Onshore vs Offshore Client Base
Offshore Definition – The term ‘offshore’ is used in private banking to describe banks and services located outside the country of residence of the client. For offshore accounts, funds are domiciled in a different country abroad and are regulated by the authorities of the holding country. While most offshore banks are located in island nations – the term was originally used to describe the Channel Islands being ‘offshore’ from the UK – it now refers to any bank providing financial services to non-domiciled individuals.
Why People Bank Offshore
Banks market their offshore services to overseas clients as a method to protect their assets, the logic being that they will invest wealth in well-regulated financial centres known for their economic and political stability.
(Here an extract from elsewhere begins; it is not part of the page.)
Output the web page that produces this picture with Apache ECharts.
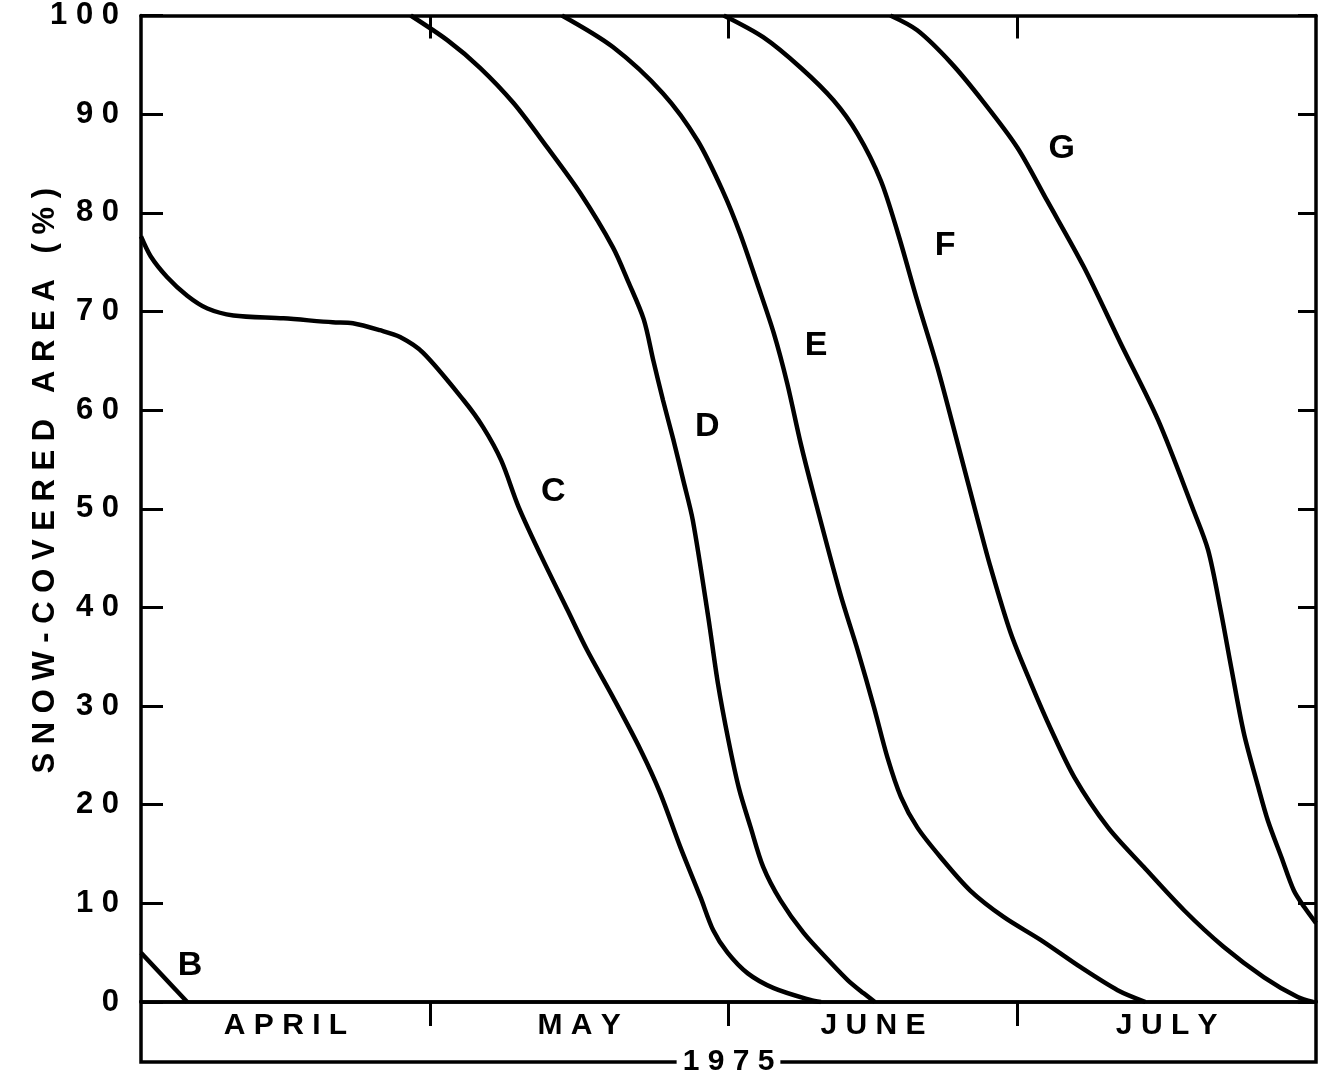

Clients who fear that their assets may be frozen or seized in the event of potential political turmoil view offshore banking as an attractive, safe way to protect their assets. Multiple offshore accounts dilute the political risk to their wealth and reduce the threat of them having their assets frozen or seized in an economic crisis.
Additionally, some offshore banks can offer a wider array of financial services which domestic banks may not offer such as dealing with products in different currencies. Holding different currencies allows portfolio risk to be diversified and savings to be internationalised.
For individuals with financial interests in a country, having an account and the advantage of financial advisors in that country is beneficial for managing their portfolios and any related legalities.
Fraud and other types of tax evasion have become synonymous with offshore banking. Having an offshore bank account is perfectly legal. However, wilful non-declaration of the holdings is not. For example, US citizens are required to declare assets worth over US$10,000 in offshore accounts.
With increased tax transparency and tightening of international regulations, it has become more difficult for people to open offshore accounts. The global crackdown on tax avoidance has made offshore less attractive and Switzerland, in particular, has seen a decline in the number of offshore accounts being opened. Many banks have been forced to close foreign client accounts.
Managing Offshore Accounts
Onshore, offshore or a mixture of the two will make up a private banker’s client base. The balance for each banker will be different depending on where their clients wish to book their assets. Working with offshore clients requires a slightly different approach to onshore clients and can include the following on the part of the banker:
- They may be required to cross borders to visit clients in their home country, even when the financial institution they belong to does not have a permanent establishment located there
- Potentially take full responsibility for managing portfolio for the client if the client is not a resident
- Be multilingual in order to effectively communicate with clients and build their client base globally
- Have knowledge of international laws and regulations, particularly with regards to offshore investments and tax
- Be able to connect their clients to the right specialists to help them with different areas from tax through to more practical support such as aiding with property, relocation, immigration advisers and education consultants
- Be aware of the latest issues affecting international clients and ensure they can create solutions to meet their needs
The bank and specific team within will determine the population of a banker’s client base. It also depends on where the bank’s booking centres are but ultimately it comes down to where the client wishes to have their assets booked.